No one sees an immediate crisis at Petróleos de Venezuela. But its windfall from high oil prices masks the devilish complexity and rising costs of producing heavy oil. Meanwhile, the company acknowledged last month that spending on "social development" almost doubled in 2006, to $13.3 billion, while its spending on exploration badly trailed its global peers. And Petróleos de Venezuela's work force has ballooned to 89,450, up 29 percent since 2001 even as production declined"¦ Petróleos de Venezuela's cash is said to be running short as Mr. Chávez uses its revenue to cement political alliances with Bolivia, Cuba and Nicaragua.  The company has borrowed more than $11 billion since the start of the year, a rapid debt buildup that reflects a wager by Mr.
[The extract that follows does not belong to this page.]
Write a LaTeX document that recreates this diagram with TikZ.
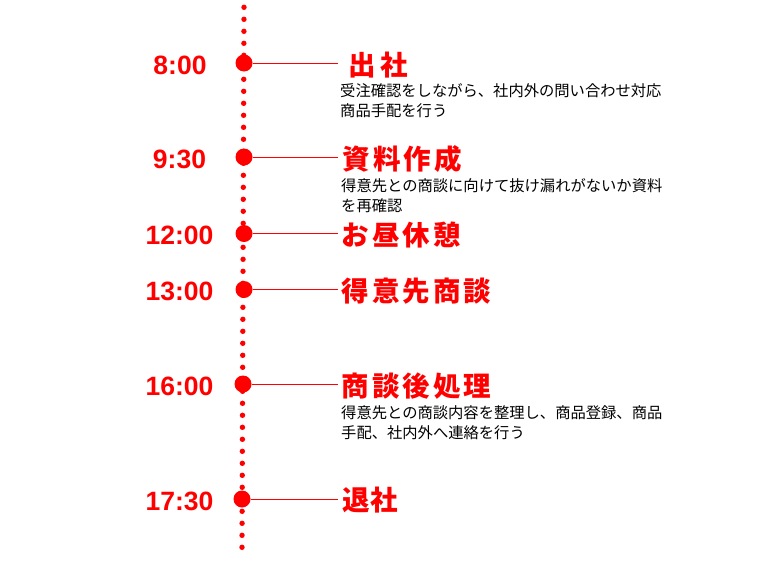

Chávez that oil prices will remain high indefinitely.

The oil industry in these countries follow the following cycle:

1.  US companies invest huge amounts of capital and know-how to build oil industry
2.  Once things are producing, local government steals it all
3.  Oil fields go into extended decline due to short-term focused and incompetent government management
4.  US companies invited back int to invest huge amounts of know-how and capital
5. repeat


  1. Bart Hall (Kansas, USA):

    The Mexican problem is far bigger than we believe. The Alberta oil patch paid for my M.Sc. in geology, so this is not unfamiliar territory. Consider this:

    40% of the Mexican federal budget is provided by revenues from Pemex.

    A huge portion of the Mexican federal budget is applied to purchase social peace, yet even so Calderon won his presidency but narrowly -- and Obrero brought tens of thousands into the streets in an attempt to overturn the election results. There's another election coming in 2012, and it probably will not be pretty.

  2. Rick C:

    "And, when politicians in Mexico are faced with a choice between making capital available for long-term investment in the fields or dropping it into yet another silly government program or transfer payment scheme, they do the latter."

    Just wait until a refinery has a failure similar to the dam failure in Russia last week.

  3. Bob Smith:

    Is there a non-{European,US} state oil company that didn't get its start by stealing its assets from a Western oil company? ARAMCO got its start that way, as I recall.

  4. Mike C.:

    That's pretty much all correct. Pemex is in just about the worst shape of all nationals that have significant reserves/production, because Mexico has a constitutional restriction against non-government investment in the oil industry. Not even Mexican corporations can take a working interest in petroleum development, much less foreign ones. And there is no chance that that constitutional provision can be removed or modified any time in the foreseeable future. Efforts by Pemex to entice participation by commercial companies on a TSA basis (with no share in production) have fallen flat, unsurprisingly. Basically, they're screwed.

  5. Roy Lofquist:

    Historically we have always had about 25 years of proven reserves. Exploration is very expensive. The oil companies and state actors spend just enough on exploration to find reserves that meet their own projected needs for the next 25 years - the time it takes to fully develop those reserves.

  6. Dan:

    The U.S. is going to have to wean itself quickly from Mexican oil, which is a problem because Mexico is a large supplier. It's unfortunate that Mexico can't get its act together, because from what I've read, Cantarell should still have huge supplies of viable oil. The problem isn't that the oil is disappearing; the problem is incompetence and lack of interest in finding new supplies within the field. As Saudi Arabia has demonstrated, it's possible to keep a large field going for 60 or more years, with production not flagging, if the proper technology is applied. My hope is that someday, Mexico will get its act together. But the U.S. had better not count on it.